**GIVEN EXERCISE**
Quote, verbatim, all material below, without pictures.

**DATA LINES**
* * *
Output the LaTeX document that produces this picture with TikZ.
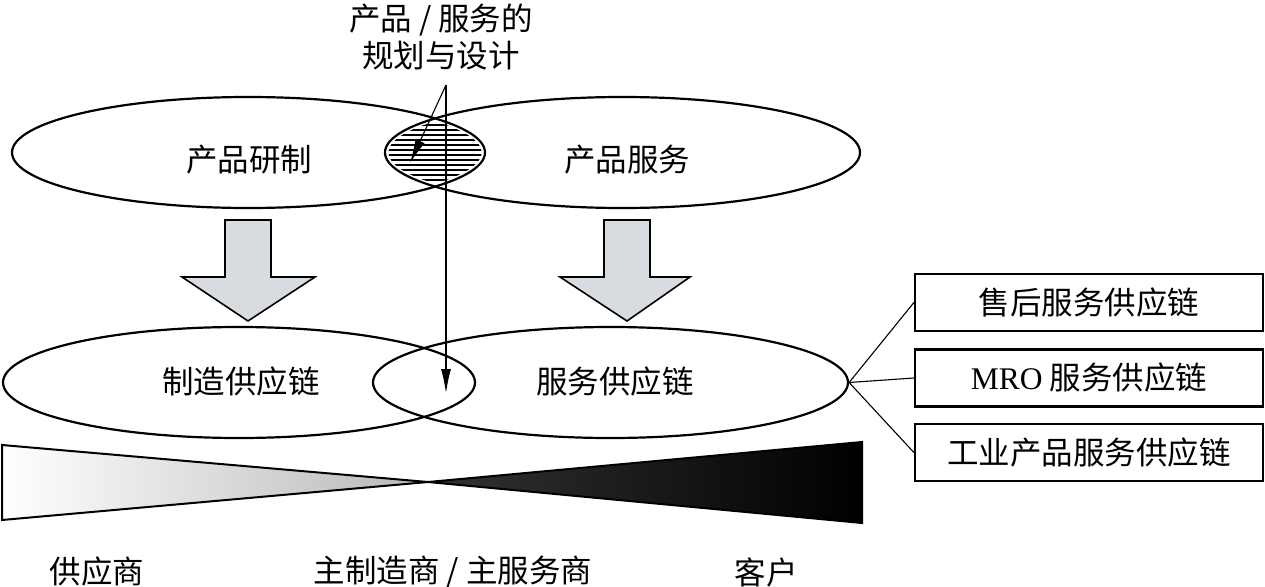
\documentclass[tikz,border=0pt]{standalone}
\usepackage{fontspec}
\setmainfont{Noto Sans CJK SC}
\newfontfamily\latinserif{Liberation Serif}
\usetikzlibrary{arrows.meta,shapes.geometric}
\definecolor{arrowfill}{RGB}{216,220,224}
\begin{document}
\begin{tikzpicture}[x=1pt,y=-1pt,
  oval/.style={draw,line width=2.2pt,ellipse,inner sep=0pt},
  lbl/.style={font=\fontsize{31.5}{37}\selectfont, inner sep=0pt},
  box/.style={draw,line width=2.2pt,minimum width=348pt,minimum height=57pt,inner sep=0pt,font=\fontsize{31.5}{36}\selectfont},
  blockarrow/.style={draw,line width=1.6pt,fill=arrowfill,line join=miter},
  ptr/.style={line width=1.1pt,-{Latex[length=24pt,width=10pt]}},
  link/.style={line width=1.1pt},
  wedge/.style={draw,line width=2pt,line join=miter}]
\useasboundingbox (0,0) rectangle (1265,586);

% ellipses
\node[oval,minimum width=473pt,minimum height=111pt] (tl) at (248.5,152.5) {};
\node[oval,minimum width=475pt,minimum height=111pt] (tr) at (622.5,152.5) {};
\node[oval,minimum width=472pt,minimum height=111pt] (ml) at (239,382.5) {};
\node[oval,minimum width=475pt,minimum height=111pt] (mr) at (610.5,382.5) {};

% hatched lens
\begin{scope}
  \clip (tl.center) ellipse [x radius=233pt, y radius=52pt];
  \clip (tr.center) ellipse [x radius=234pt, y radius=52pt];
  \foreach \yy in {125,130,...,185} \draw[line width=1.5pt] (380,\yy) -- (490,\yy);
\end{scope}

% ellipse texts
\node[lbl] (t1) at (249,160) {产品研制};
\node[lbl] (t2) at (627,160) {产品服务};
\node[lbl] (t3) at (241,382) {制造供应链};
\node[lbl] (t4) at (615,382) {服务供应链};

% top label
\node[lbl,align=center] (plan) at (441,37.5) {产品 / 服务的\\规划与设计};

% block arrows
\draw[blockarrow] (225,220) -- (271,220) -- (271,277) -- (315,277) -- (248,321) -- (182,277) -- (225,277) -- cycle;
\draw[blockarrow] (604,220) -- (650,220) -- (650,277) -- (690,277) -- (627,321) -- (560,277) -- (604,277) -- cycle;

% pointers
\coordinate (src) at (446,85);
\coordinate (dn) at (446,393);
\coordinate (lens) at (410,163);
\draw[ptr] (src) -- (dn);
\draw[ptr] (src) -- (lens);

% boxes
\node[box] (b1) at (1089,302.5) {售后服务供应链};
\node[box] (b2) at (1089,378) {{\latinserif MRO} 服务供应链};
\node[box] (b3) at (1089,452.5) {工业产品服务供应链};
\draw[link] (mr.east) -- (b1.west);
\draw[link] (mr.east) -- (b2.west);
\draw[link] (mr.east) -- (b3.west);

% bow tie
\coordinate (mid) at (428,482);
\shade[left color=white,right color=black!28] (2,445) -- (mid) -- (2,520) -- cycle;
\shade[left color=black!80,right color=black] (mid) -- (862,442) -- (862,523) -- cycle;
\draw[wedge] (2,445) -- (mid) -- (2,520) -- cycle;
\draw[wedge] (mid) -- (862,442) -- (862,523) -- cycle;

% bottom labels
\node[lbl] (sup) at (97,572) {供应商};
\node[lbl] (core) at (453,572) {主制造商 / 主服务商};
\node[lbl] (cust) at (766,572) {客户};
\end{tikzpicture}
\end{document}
* * *
**FULL OUTPUT**
Output the LaTeX document that produces this picture with TikZ.
\documentclass[tikz,border=0pt]{standalone}
\usepackage{fontspec}
\setmainfont{Noto Sans CJK SC}
\newfontfamily\latinserif{Liberation Serif}
\usetikzlibrary{arrows.meta,shapes.geometric}
\definecolor{arrowfill}{RGB}{216,220,224}
\begin{document}
\begin{tikzpicture}[x=1pt,y=-1pt,
  oval/.style={draw,line width=2.2pt,ellipse,inner sep=0pt},
  lbl/.style={font=\fontsize{31.5}{37}\selectfont, inner sep=0pt},
  box/.style={draw,line width=2.2pt,minimum width=348pt,minimum height=57pt,inner sep=0pt,font=\fontsize{31.5}{36}\selectfont},
  blockarrow/.style={draw,line width=1.6pt,fill=arrowfill,line join=miter},
  ptr/.style={line width=1.1pt,-{Latex[length=24pt,width=10pt]}},
  link/.style={line width=1.1pt},
  wedge/.style={draw,line width=2pt,line join=miter}]
\useasboundingbox (0,0) rectangle (1265,586);

% ellipses
\node[oval,minimum width=473pt,minimum height=111pt] (tl) at (248.5,152.5) {};
\node[oval,minimum width=475pt,minimum height=111pt] (tr) at (622.5,152.5) {};
\node[oval,minimum width=472pt,minimum height=111pt] (ml) at (239,382.5) {};
\node[oval,minimum width=475pt,minimum height=111pt] (mr) at (610.5,382.5) {};

% hatched lens
\begin{scope}
  \clip (tl.center) ellipse [x radius=233pt, y radius=52pt];
  \clip (tr.center) ellipse [x radius=234pt, y radius=52pt];
  \foreach \yy in {125,130,...,185} \draw[line width=1.5pt] (380,\yy) -- (490,\yy);
\end{scope}

% ellipse texts
\node[lbl] (t1) at (249,160) {产品研制};
\node[lbl] (t2) at (627,160) {产品服务};
\node[lbl] (t3) at (241,382) {制造供应链};
\node[lbl] (t4) at (615,382) {服务供应链};

% top label
\node[lbl,align=center] (plan) at (441,37.5) {产品 / 服务的\\规划与设计};

% block arrows
\draw[blockarrow] (225,220) -- (271,220) -- (271,277) -- (315,277) -- (248,321) -- (182,277) -- (225,277) -- cycle;
\draw[blockarrow] (604,220) -- (650,220) -- (650,277) -- (690,277) -- (627,321) -- (560,277) -- (604,277) -- cycle;

% pointers
\coordinate (src) at (446,85);
\coordinate (dn) at (446,393);
\coordinate (lens) at (410,163);
\draw[ptr] (src) -- (dn);
\draw[ptr] (src) -- (lens);

% boxes
\node[box] (b1) at (1089,302.5) {售后服务供应链};
\node[box] (b2) at (1089,378) {{\latinserif MRO} 服务供应链};
\node[box] (b3) at (1089,452.5) {工业产品服务供应链};
\draw[link] (mr.east) -- (b1.west);
\draw[link] (mr.east) -- (b2.west);
\draw[link] (mr.east) -- (b3.west);

% bow tie
\coordinate (mid) at (428,482);
\shade[left color=white,right color=black!28] (2,445) -- (mid) -- (2,520) -- cycle;
\shade[left color=black!80,right color=black] (mid) -- (862,442) -- (862,523) -- cycle;
\draw[wedge] (2,445) -- (mid) -- (2,520) -- cycle;
\draw[wedge] (mid) -- (862,442) -- (862,523) -- cycle;

% bottom labels
\node[lbl] (sup) at (97,572) {供应商};
\node[lbl] (core) at (453,572) {主制造商 / 主服务商};
\node[lbl] (cust) at (766,572) {客户};
\end{tikzpicture}
\end{document}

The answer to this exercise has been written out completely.